What exactly is bore water?


----------



## HorsePride (Aug 29, 2009)

I _think_ it is OK. But check anyway just to make sure.


----------



## rissaxbmth (Feb 2, 2010)

Get it tested just in case. I think if its not smelly or looks disgusting then it should actually be better for your horses but just in case get it tested to make sure that your horses will be okay to drink it.


----------



## JumpingTheMoon (Nov 11, 2009)

Bore water is basically well water. 

It should be ok, I would have it tested just to be sure.


----------



## Alwaysbehind (Jul 10, 2009)

Is the bore/well water fit for humans to drink? If so it is for sure OK for the horses to drink.


----------



## Lonestar22 (May 22, 2009)

If bore water is well water then thats all we have out here. I drink well water and all my animals drink well water. I'm not sure if you "well water" is the same as mine. But it does come from under the ground...... I like it better than city water.


----------



## wild_spot (Jan 30, 2008)

It's fine. My dad manages the farm my horses are on - All he livestock, cattle, racehorses, and my horses all have troughs supplied by bore. When the bore runs dry in summer, we pump from the creek and they drink that as well.


----------



## SmoothTrails (Oct 1, 2009)

If it's well water like I have then thats all myself, my horses, dogs, and cats have to drink. If its safe for humans then its safe for horses. Generally I would rather be giving well water than city treated water.


----------



## jiblethead (Dec 14, 2009)

It sould be okay...I would get in chacked just to be sure. My horses drink creek water...beacuse they won't drink out of the tanks...


----------



## Speed Racer (Oct 21, 2009)

I have a bored well and every critter on the property drinks the water, including me.

Unless it's been contaminated somehow, I'm not sure where you got the idea that well water isn't fit for consumption. 

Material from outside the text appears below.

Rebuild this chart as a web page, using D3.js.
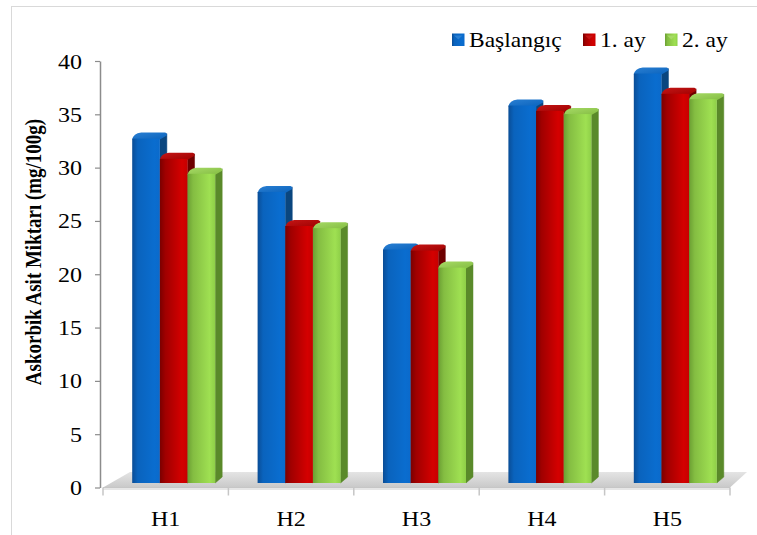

It's a lot tastier than city water, that's for sure! Mine comes out of the faucet clean and cold.


----------



## wild_spot (Jan 30, 2008)

Bore water is actually somewhat healthier than treated water/rainwater - it contains many more trace minerals leached from the earth and doesn't have the added chemicals.


----------



## CaptainLiecy (Sep 29, 2009)

Ok ok I was just making sure, our horses have always had mains water, so I was a bit concerned that they might not drink it. But I'm sure they will. Thanks for your help.


----------